### Task description
Can you transcribe every line exactly and leave the pictures behind?

Source code of charts
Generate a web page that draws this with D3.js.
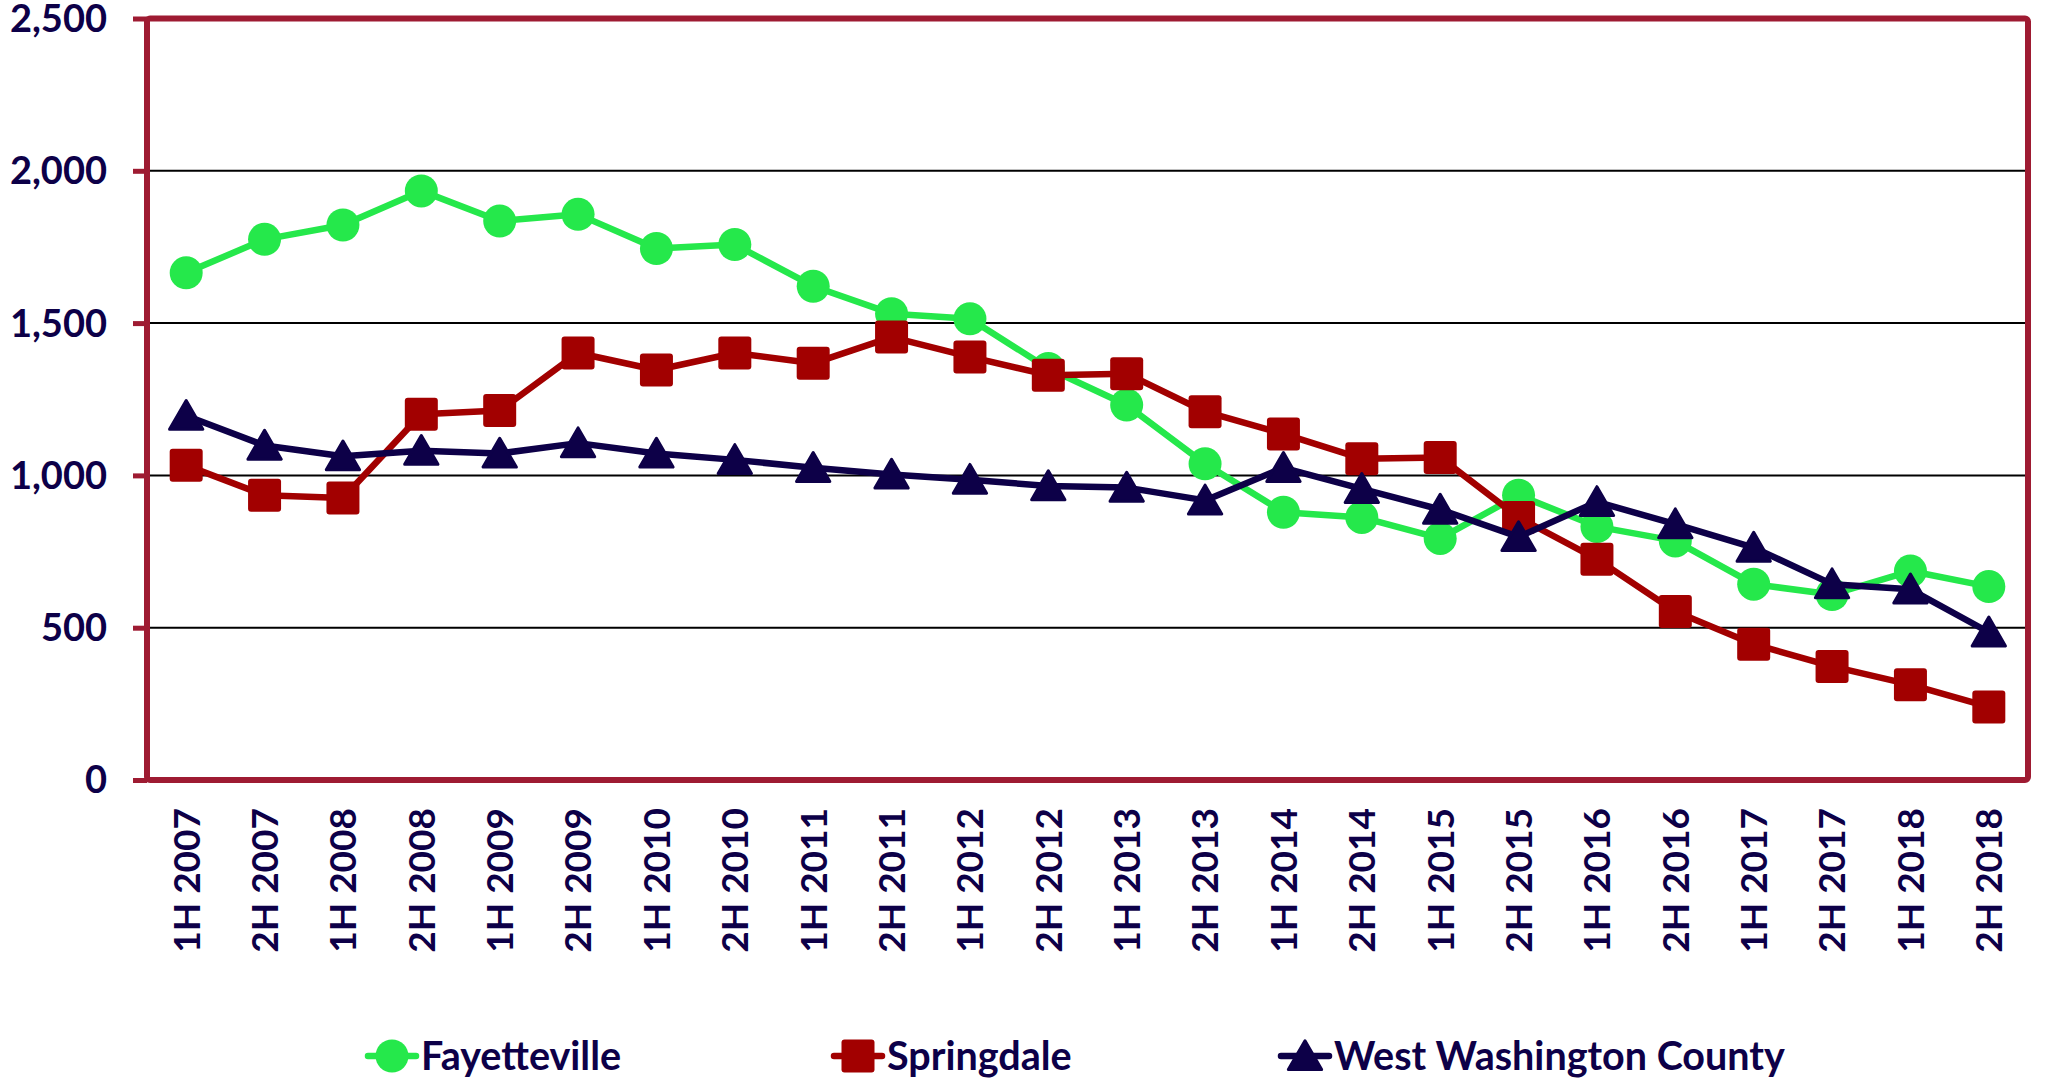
<!DOCTYPE html>
<html>
<head>
<meta charset="utf-8">
<script src="https://cdn.jsdelivr.net/npm/d3@7"></script>
<style>
  body { margin: 0; background: #fff; }
  text { font-family: Lato, "Open Sans", sans-serif; font-weight: 700; fill: #0d0048; }
</style>
</head>
<body>
<svg id="chart" width="2050" height="1088"></svg>
<script>
// half-year periods
var periods = ['1H 2007','2H 2007','1H 2008','2H 2008','1H 2009','2H 2009','1H 2010','2H 2010',
    '1H 2011','2H 2011','1H 2012','2H 2012','1H 2013','2H 2013','1H 2014','2H 2014',
    '1H 2015','2H 2015','1H 2016','2H 2016','1H 2017','2H 2017','1H 2018','2H 2018'];

var fayetteville = [1665,1775,1822,1934,1835,1857,1745,1758,1621,1531,1514,1351,
    1231,1038,879,862,793,935,832,785,643,609,686,635];

var springdale = [1033,935,926,1201,1213,1402,1346,1402,1368,1454,1389,1329,
    1334,1209,1136,1055,1059,862,725,553,446,373,313,240];

var westWashington = [1196,1098,1063,1081,1072,1106,1072,1051,1025,1003,986,965,
    960,918,1025,956,888,798,913,840,763,643,626,485];

var yTicks = [0,500,1000,1500,2000,2500];

var seriesNames = ['Fayetteville','Springdale','West Washington County'];

var svg = d3.select('#chart');

var plotL = 147, plotR = 2028, plotT = 18.5, plotB = 780;
var crimson = '#9e1b32';

var x = d3.scaleBand().domain(periods).range([plotL, plotR]);
var y = d3.scaleLinear().domain([0, 2500]).range([plotB, plotT]);

// gridlines
svg.selectAll('line.grid')
    .data(yTicks.filter(function(t) { return t > 0 && t < 2500; }))
    .enter()
    .append('line')
    .attr('class', 'grid')
    .attr('x1', plotL)
    .attr('x2', plotR)
    .attr('y1', function(d) { return y(d); })
    .attr('y2', function(d) { return y(d); })
    .style('stroke', '#000')
    .style('stroke-width', 2);

// y axis
var yAxis = d3.axisLeft(y)
    .tickValues(yTicks)
    .tickSize(14)
    .tickPadding(26)
    .tickFormat(d3.format(','));

var yg = svg.append('g')
    .attr('transform', 'translate(' + plotL + ',0)')
    .call(yAxis);
yg.select('.domain').remove();
yg.selectAll('.tick line').style('stroke', crimson).style('stroke-width', 5);
yg.selectAll('.tick text')
    .attr('dy', '0.34em')
    .style('font-size', '38px')
    .style('font-family', 'Lato, sans-serif')
    .style('font-weight', 700)
    .style('fill', '#0d0048');

// x labels, rotated
var xAxis = d3.axisBottom(x).tickSize(0).tickPadding(0);
var xg = svg.append('g')
    .attr('transform', 'translate(0,' + plotB + ')')
    .call(xAxis);
xg.select('.domain').remove();
xg.selectAll('.tick text')
    .attr('transform', 'rotate(-90)')
    .attr('x', -28)
    .attr('y', 0)
    .attr('dy', '0.36em')
    .style('text-anchor', 'end')
    .style('font-size', '37px')
    .style('font-family', 'Lato, sans-serif')
    .style('font-weight', 700)
    .style('fill', '#0d0048');

// plot border
svg.append('rect')
    .attr('x', plotL)
    .attr('y', plotT)
    .attr('width', plotR - plotL)
    .attr('height', plotB - plotT)
    .attr('rx', 3)
    .style('fill', 'none')
    .style('stroke', crimson)
    .style('stroke-width', 6);

var cx = function(d, i) { return x(periods[i]) + x.bandwidth() / 2; };

var series = [
    {name: seriesNames[0], values: fayetteville, color: '#25e84b', shape: 'circle'},
    {name: seriesNames[1], values: springdale, color: '#a20000', shape: 'square'},
    {name: seriesNames[2], values: westWashington, color: '#0d0048', shape: 'triangle'}
];

var line = d3.line()
    .x(function(d, i) { return cx(d, i); })
    .y(function(d) { return y(d); });

function drawMarker(g, shape, color) {
    if (shape == 'circle') {
        g.append('circle').attr('r', 16.5).style('fill', color);
    } else if (shape == 'square') {
        g.append('rect')
            .attr('x', -16.5).attr('y', -16.5)
            .attr('width', 33).attr('height', 33)
            .attr('rx', 3)
            .style('fill', color);
    } else {
        g.append('path')
            .attr('d', d3.symbol().type(d3.symbolTriangle).size(480)())
            .attr('transform', 'translate(0,4)')
            .style('fill', color)
            .style('stroke', color)
            .style('stroke-width', 3)
            .style('stroke-linejoin', 'round');
    }
}

series.forEach(function(s) {
    svg.append('path')
        .datum(s.values)
        .attr('d', line)
        .style('fill', 'none')
        .style('stroke', s.color)
        .style('stroke-width', 6.5)
        .style('stroke-linejoin', 'round');

    svg.append('g')
        .selectAll('g')
        .data(s.values)
        .enter()
        .append('g')
        .attr('transform', function(d, i) { return 'translate(' + cx(d, i) + ',' + y(d) + ')'; })
        .each(function() { drawMarker(d3.select(this), s.shape, s.color); });
});

// legend
var legendX = [392, 858, 1305];
var legendY = 1056;
series.forEach(function(s, i) {
    var g = svg.append('g').attr('transform', 'translate(' + legendX[i] + ',' + legendY + ')');
    g.append('line')
        .attr('x1', -24).attr('x2', 24)
        .attr('y1', 0).attr('y2', 0)
        .style('stroke', s.color)
        .style('stroke-width', 6.5)
        .style('stroke-linecap', 'round');
    drawMarker(g, s.shape, s.color);
    g.append('text')
        .attr('x', 29)
        .attr('y', 0)
        .attr('dy', '0.36em')
        .style('font-size', '39.5px')
        .text(s.name);
});
</script>
</body>
</html>
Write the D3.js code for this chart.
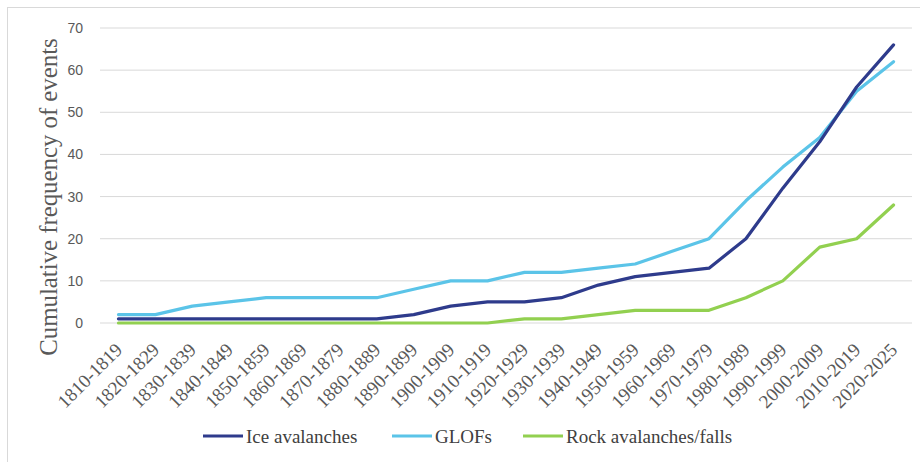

### Complete answer
Generate a web page that draws this with D3.js.
<!DOCTYPE html>
<html>
<head>
<meta charset="utf-8">
<script src="https://cdn.jsdelivr.net/npm/d3@7"></script>
<style>
  body { margin: 0; background: #fff; }
  text { font-family: Lato, "Open Sans", sans-serif; font-weight: 700; fill: #0d0048; }
</style>
</head>
<body>
<svg id="chart" width="2050" height="1088"></svg>
<script>
// half-year periods
var periods = ['1H 2007','2H 2007','1H 2008','2H 2008','1H 2009','2H 2009','1H 2010','2H 2010',
    '1H 2011','2H 2011','1H 2012','2H 2012','1H 2013','2H 2013','1H 2014','2H 2014',
    '1H 2015','2H 2015','1H 2016','2H 2016','1H 2017','2H 2017','1H 2018','2H 2018'];

var fayetteville = [1665,1775,1822,1934,1835,1857,1745,1758,1621,1531,1514,1351,
    1231,1038,879,862,793,935,832,785,643,609,686,635];

var springdale = [1033,935,926,1201,1213,1402,1346,1402,1368,1454,1389,1329,
    1334,1209,1136,1055,1059,862,725,553,446,373,313,240];

var westWashington = [1196,1098,1063,1081,1072,1106,1072,1051,1025,1003,986,965,
    960,918,1025,956,888,798,913,840,763,643,626,485];

var yTicks = [0,500,1000,1500,2000,2500];

var seriesNames = ['Fayetteville','Springdale','West Washington County'];

var svg = d3.select('#chart');

var plotL = 147, plotR = 2028, plotT = 18.5, plotB = 780;
var crimson = '#9e1b32';

var x = d3.scaleBand().domain(periods).range([plotL, plotR]);
var y = d3.scaleLinear().domain([0, 2500]).range([plotB, plotT]);

// gridlines
svg.selectAll('line.grid')
    .data(yTicks.filter(function(t) { return t > 0 && t < 2500; }))
    .enter()
    .append('line')
    .attr('class', 'grid')
    .attr('x1', plotL)
    .attr('x2', plotR)
    .attr('y1', function(d) { return y(d); })
    .attr('y2', function(d) { return y(d); })
    .style('stroke', '#000')
    .style('stroke-width', 2);

// y axis
var yAxis = d3.axisLeft(y)
    .tickValues(yTicks)
    .tickSize(14)
    .tickPadding(26)
    .tickFormat(d3.format(','));

var yg = svg.append('g')
    .attr('transform', 'translate(' + plotL + ',0)')
    .call(yAxis);
yg.select('.domain').remove();
yg.selectAll('.tick line').style('stroke', crimson).style('stroke-width', 5);
yg.selectAll('.tick text')
    .attr('dy', '0.34em')
    .style('font-size', '38px')
    .style('font-family', 'Lato, sans-serif')
    .style('font-weight', 700)
    .style('fill', '#0d0048');

// x labels, rotated
var xAxis = d3.axisBottom(x).tickSize(0).tickPadding(0);
var xg = svg.append('g')
    .attr('transform', 'translate(0,' + plotB + ')')
    .call(xAxis);
xg.select('.domain').remove();
xg.selectAll('.tick text')
    .attr('transform', 'rotate(-90)')
    .attr('x', -28)
    .attr('y', 0)
    .attr('dy', '0.36em')
    .style('text-anchor', 'end')
    .style('font-size', '37px')
    .style('font-family', 'Lato, sans-serif')
    .style('font-weight', 700)
    .style('fill', '#0d0048');

// plot border
svg.append('rect')
    .attr('x', plotL)
    .attr('y', plotT)
    .attr('width', plotR - plotL)
    .attr('height', plotB - plotT)
    .attr('rx', 3)
    .style('fill', 'none')
    .style('stroke', crimson)
    .style('stroke-width', 6);

var cx = function(d, i) { return x(periods[i]) + x.bandwidth() / 2; };

var series = [
    {name: seriesNames[0], values: fayetteville, color: '#25e84b', shape: 'circle'},
    {name: seriesNames[1], values: springdale, color: '#a20000', shape: 'square'},
    {name: seriesNames[2], values: westWashington, color: '#0d0048', shape: 'triangle'}
];

var line = d3.line()
    .x(function(d, i) { return cx(d, i); })
    .y(function(d) { return y(d); });

function drawMarker(g, shape, color) {
    if (shape == 'circle') {
        g.append('circle').attr('r', 16.5).style('fill', color);
    } else if (shape == 'square') {
        g.append('rect')
            .attr('x', -16.5).attr('y', -16.5)
            .attr('width', 33).attr('height', 33)
            .attr('rx', 3)
            .style('fill', color);
    } else {
        g.append('path')
            .attr('d', d3.symbol().type(d3.symbolTriangle).size(480)())
            .attr('transform', 'translate(0,4)')
            .style('fill', color)
            .style('stroke', color)
            .style('stroke-width', 3)
            .style('stroke-linejoin', 'round');
    }
}

series.forEach(function(s) {
    svg.append('path')
        .datum(s.values)
        .attr('d', line)
        .style('fill', 'none')
        .style('stroke', s.color)
        .style('stroke-width', 6.5)
        .style('stroke-linejoin', 'round');

    svg.append('g')
        .selectAll('g')
        .data(s.values)
        .enter()
        .append('g')
        .attr('transform', function(d, i) { return 'translate(' + cx(d, i) + ',' + y(d) + ')'; })
        .each(function() { drawMarker(d3.select(this), s.shape, s.color); });
});

// legend
var legendX = [392, 858, 1305];
var legendY = 1056;
series.forEach(function(s, i) {
    var g = svg.append('g').attr('transform', 'translate(' + legendX[i] + ',' + legendY + ')');
    g.append('line')
        .attr('x1', -24).attr('x2', 24)
        .attr('y1', 0).attr('y2', 0)
        .style('stroke', s.color)
        .style('stroke-width', 6.5)
        .style('stroke-linecap', 'round');
    drawMarker(g, s.shape, s.color);
    g.append('text')
        .attr('x', 29)
        .attr('y', 0)
        .attr('dy', '0.36em')
        .style('font-size', '39.5px')
        .text(s.name);
});
</script>
</body>
</html>
Write the D3.js code for this chart.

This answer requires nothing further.